6/10
Take cover
21 December 2023
Warning: Spoilers
As a young lad, I saw all those wars movies of the 1950s, but it would be a mistake to think that even at that age we weren't discriminating.

Based on best-selling novels, most had a good proportion of love to war; in fact one of them was called "In Love and War". However "The Naked and the Dead" opened with a fake-looking nightclub scene and then had the most intrusive, unbelievable romantic scenes that descend like drop-short artillery rounds into the story at inappropriate times with the women dressed like Gil Elvgren pin-up girls of the 1950s.

Back then, most of our parents had been in the war, and we also read books about it and saw documentaries. We had a fair idea about what had happened in the Pacific. However the island in "The Naked and the Dead" was fictional. Anopopei. It was ridiculous with a jungle covered, Matterhorn-like mountain in the middle.

We see the invasion of Anapopei from the brass-eye view with Raymond Massey as General Cummings. Then we get the foxhole-eye view with a platoon of grunts under Aldo Ray's Sergeant Croft, a man who would as soon whack a dame as he would the enemy. However, Cummings and Croft are cut from the same bolt of jungle greens, sharing the philosophy of making their own men more afraid of them than the Japanese.
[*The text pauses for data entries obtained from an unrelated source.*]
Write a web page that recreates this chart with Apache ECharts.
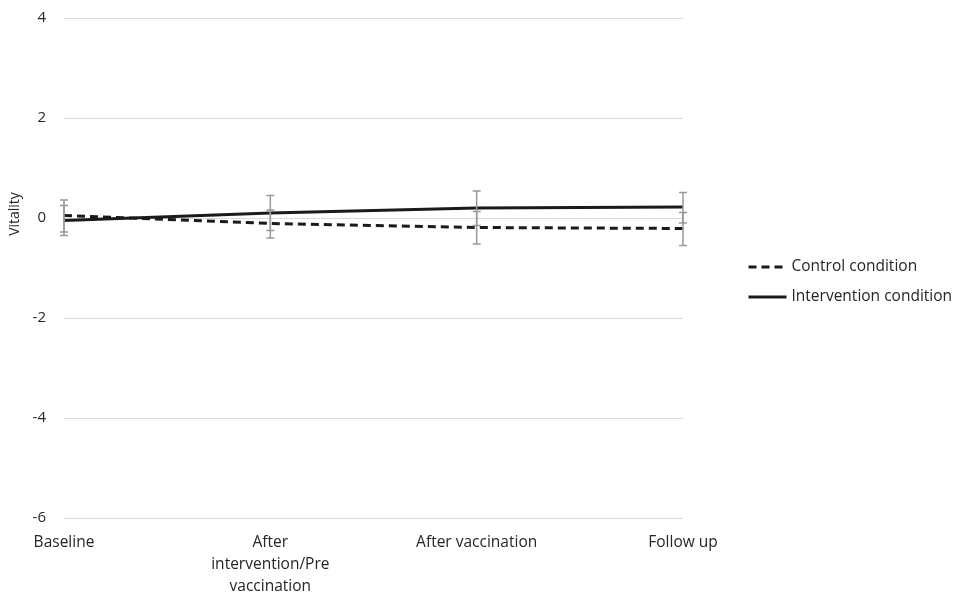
<!DOCTYPE html>
<html><head><meta charset="utf-8">
<script src="https://cdn.jsdelivr.net/npm/echarts@6/dist/echarts.min.js"></script>
<style>html,body{margin:0;padding:0;background:#fff}#c{width:959px;height:596px}</style>
</head><body><div id="c"></div>
<script>
const categories = ['Baseline', 'After\nintervention/Pre\nvaccination', 'After vaccination', 'Follow up'];
const controlMean = [0.05, -0.11, -0.19, -0.21];
const controlLow = [-0.28, -0.40, -0.52, -0.55];
const controlHigh = [0.36, 0.16, 0.13, 0.11];
const interventionMean = [-0.05, 0.10, 0.20, 0.22];
const interventionLow = [-0.35, -0.25, -0.15, -0.10];
const interventionHigh = [0.25, 0.45, 0.54, 0.51];
const yTicks = [-6, -4, -2, 0, 2, 4];

const font = 'Open Sans, Noto Sans, sans-serif';
const txt = '#262626';
function errData(low, high) { return low.map((l, i) => [i, l, high[i]]); }
function errSeries(low, high) {
  return {
    type: 'custom', silent: true, z: 4,
    data: errData(low, high),
    renderItem: function (params, api) {
      const x = api.value(0);
      const p1 = api.coord([x, api.value(1)]);
      const p2 = api.coord([x, api.value(2)]);
      const hw = 4;
      const st = { stroke: '#999999', lineWidth: 1.5 };
      return { type: 'group', children: [
        { type: 'line', shape: { x1: p1[0], y1: p1[1], x2: p2[0], y2: p2[1] }, style: st },
        { type: 'line', shape: { x1: p1[0] - hw, y1: p1[1], x2: p1[0] + hw, y2: p1[1] }, style: st },
        { type: 'line', shape: { x1: p2[0] - hw, y1: p2[1], x2: p2[0] + hw, y2: p2[1] }, style: st }
      ]};
    }
  };
}
const chart = echarts.init(document.getElementById('c'));
chart.setOption({
  animation: false,
  textStyle: { fontFamily: font },
  grid: { left: 64, right: 276, top: 18, bottom: 78, containLabel: false, outerBoundsMode: 'none' },
  legend: {
    orient: 'vertical', left: 742, top: 254, itemGap: 14,
    itemWidth: 38, itemHeight: 12,
    itemStyle: { opacity: 0 },
    lineStyle: { width: 3 },
    textStyle: { fontSize: 15.5, color: txt, fontFamily: font },
    data: ['Control condition', 'Intervention condition']
  },
  xAxis: {
    type: 'category', data: categories, boundaryGap: false,
    axisLine: { show: false }, axisTick: { show: false },
    axisLabel: { fontSize: 15.5, color: txt, margin: 14, lineHeight: 22, interval: 0 }
  },
  yAxis: {
    type: 'value', min: -6, max: 4, interval: 2,
    axisLine: { show: false }, axisTick: { show: false },
    axisLabel: { fontSize: 15, color: txt, margin: 18,
      formatter: v => yTicks.includes(v) ? String(v) : '' },
    splitLine: { lineStyle: { color: '#d9d9d9', width: 1 } }
  },
  graphic: [{
    type: 'text', x: 15, y: 214, rotation: Math.PI / 2,
    style: { text: 'Vitality', fontSize: 14, fill: txt, fontFamily: font, align: 'center', verticalAlign: 'middle' }
  }],
  series: [
    { name: 'Control condition', type: 'line', data: controlMean, symbol: 'none', z: 3,
      lineStyle: { color: '#1a1a1a', width: 3, type: [8, 5] }, itemStyle: { color: '#1a1a1a' } },
    { name: 'Intervention condition', type: 'line', data: interventionMean, symbol: 'none', z: 3,
      lineStyle: { color: '#1a1a1a', width: 3 }, itemStyle: { color: '#1a1a1a' } },
    errSeries(controlLow, controlHigh),
    errSeries(interventionLow, interventionHigh)
  ]
});
</script></body></html>
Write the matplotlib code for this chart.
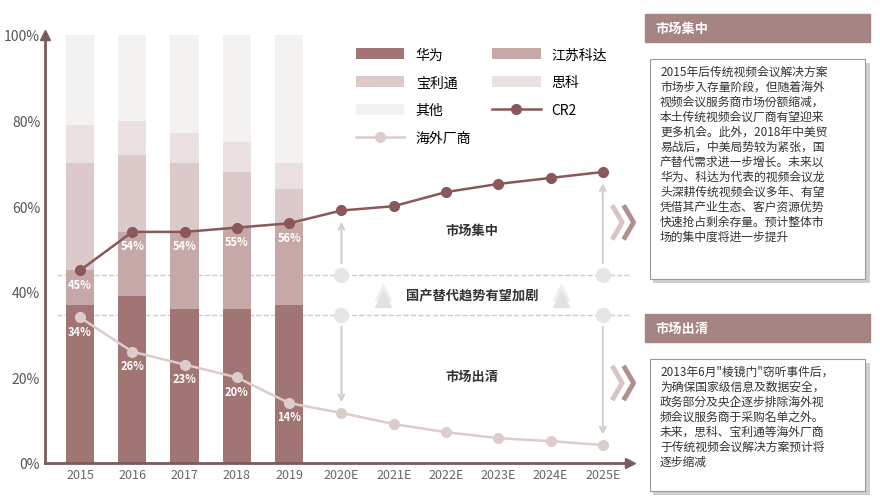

Aldo Ray is totally believable. Director Raoul Walsh, according to his biography by Marilyn Ann Ross, reckoned Aldo was drunk most of the time, but his sheer physical presence commanded every scene he was in. Like many in front of and behind the camera, he had been in the real thing; a naval frogman who went in ahead of the landings on Okinawa, no wonder he looked so good in the swimming scenes; Aldo had definitely walked the walk.

As a young guy going to school back when discipline was more stringently applied, I didn't buy that General Cummings took all that back-chat from Lieutenant Hearn, his lippy, disrespectful aide played by Cliff Robertson. If Hearn had tried that with George S Patton he would have had the muzzle of an ivory-handled pistol stuck up his nose. Eventually Cummings punishes him by putting him in charge of Croft's platoon in a patrol over the mountain with a plan to fool the Japanese.

The battle scenes are impressive even if some were borrowed from the much more satisfying "Battle Cry" made a couple of years earlier.

Bernard Herrmann gave the film an ominous, distinctive score. It's not the most memorable war movie score of the 50s, see Hugo Friedhofer for those, but it's unlike any other.

War films of the late 50s, from Hollywood and Britain, had taken on a cynical edge. Now the Allies were portrayed as mean as the enemy. This film was a classic example. There were forces in society that were beginning to react to the traditional view of the military and the establishment that would dominate the 1960s.